What saves you is not better vocabulary. It is scar tissue in the design. Stable operation IDs. Durable replay ledgers. Idempotency at the real side-effect boundary. Retry budgets that assume partial success is common enough to design around. Timeouts sized to the tail, not to the median.

There is also a phase where the dashboard looks healthy while correctness risk is already climbing. Throughput is holding. CPU is comfortable. Queue depth is flat enough. But visibility extensions are rising, the gap between side-effect completion and ack is widening, and dedupe hits are quietly increasing. Healthy transport graphs can coexist with a worsening business-correctness posture for longer than most teams expect.

The dedupe store deserves more respect than it usually gets. At small scale it looks like a correctness feature. Under sustained load it becomes a hot path. Hot keys, retention pressure, and regional failover can turn the replay ledger into the next ambiguity source if it is slow, inconsistent, or sized like an afterthought.

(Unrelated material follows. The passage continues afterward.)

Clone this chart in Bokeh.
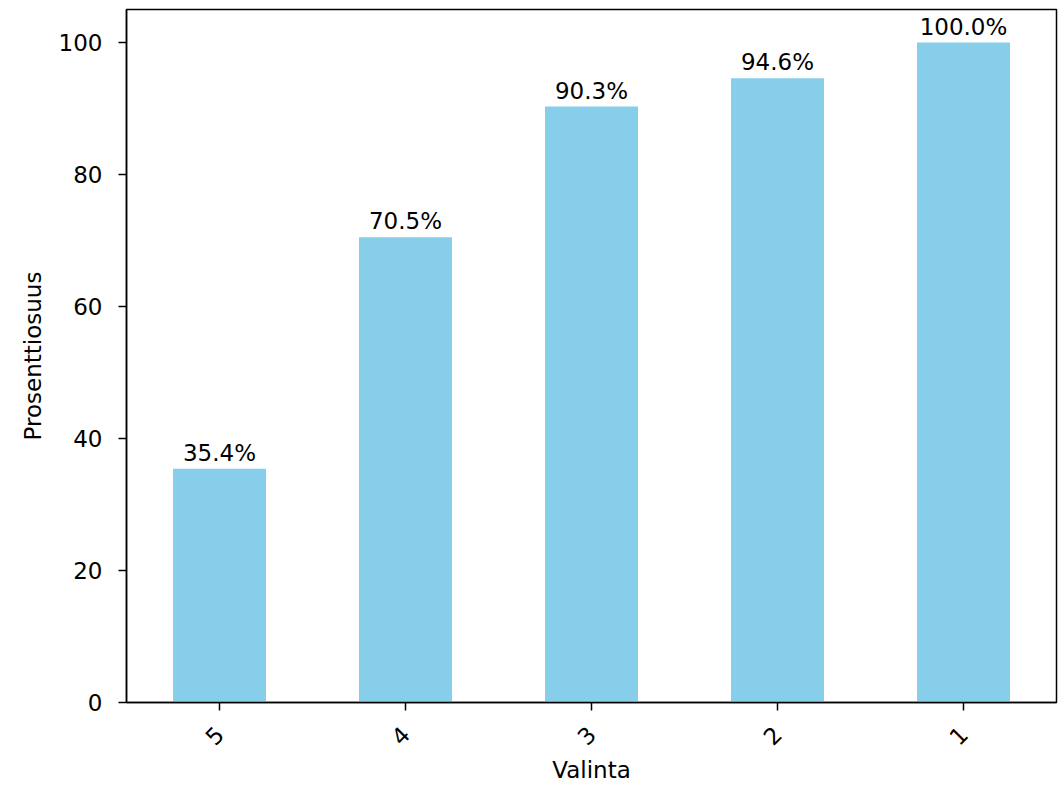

This is overkill unless duplicate or missing side effects are materially expensive. For rebuildable analytics, soft notifications, or derived caches, simpler at-least-once handling is often the right decision. For payment capture, shipment creation, entitlement changes, and compliance events, the heavier design is not overengineering. It is the first honest design.

Replays are cheap in the log and expensive in the world.

When You Need to Care vs When You Don’t

You need to care when the side effect is irreversible, externally visible, or expensive to compensate.

Money movement cares. Inventory reservation cares. Access grants and revocations care. Emails and SMS often care more than teams admit, because duplicates erode trust even when they do not corrupt state.

You can care less when the effect is observational, rebuildable, or naturally convergent. Metrics, low-value notifications, derived search indexes, cache warms, and some enrichment pipelines can tolerate controlled loss or duplication better than they can tolerate the complexity bill of stronger replay safety.

What matters is the cost of ambiguity at the boundary where this message becomes real.

Summary#

The guarantee statement that matters is the one that names boundaries correctly:

The broker promises at-least-once delivery to the consumer. The consumer promises to record a durable operation identity before or with the business effect. The database or downstream API promises that the same operation identity cannot be applied twice. The product team does not get to assume “exactly-once” unless those statements line up.

Carry that standard into design reviews. Do not approve a guarantee statement unless it names the boundary where replay stops hurting, not merely the boundary where redelivery becomes unlikely.

That is the last useful test here. When a team says “the queue guarantees it,” ask one more question: which part of the system is still allowed to do the same thing twice? If nobody can answer that cleanly, the guarantee is not finished.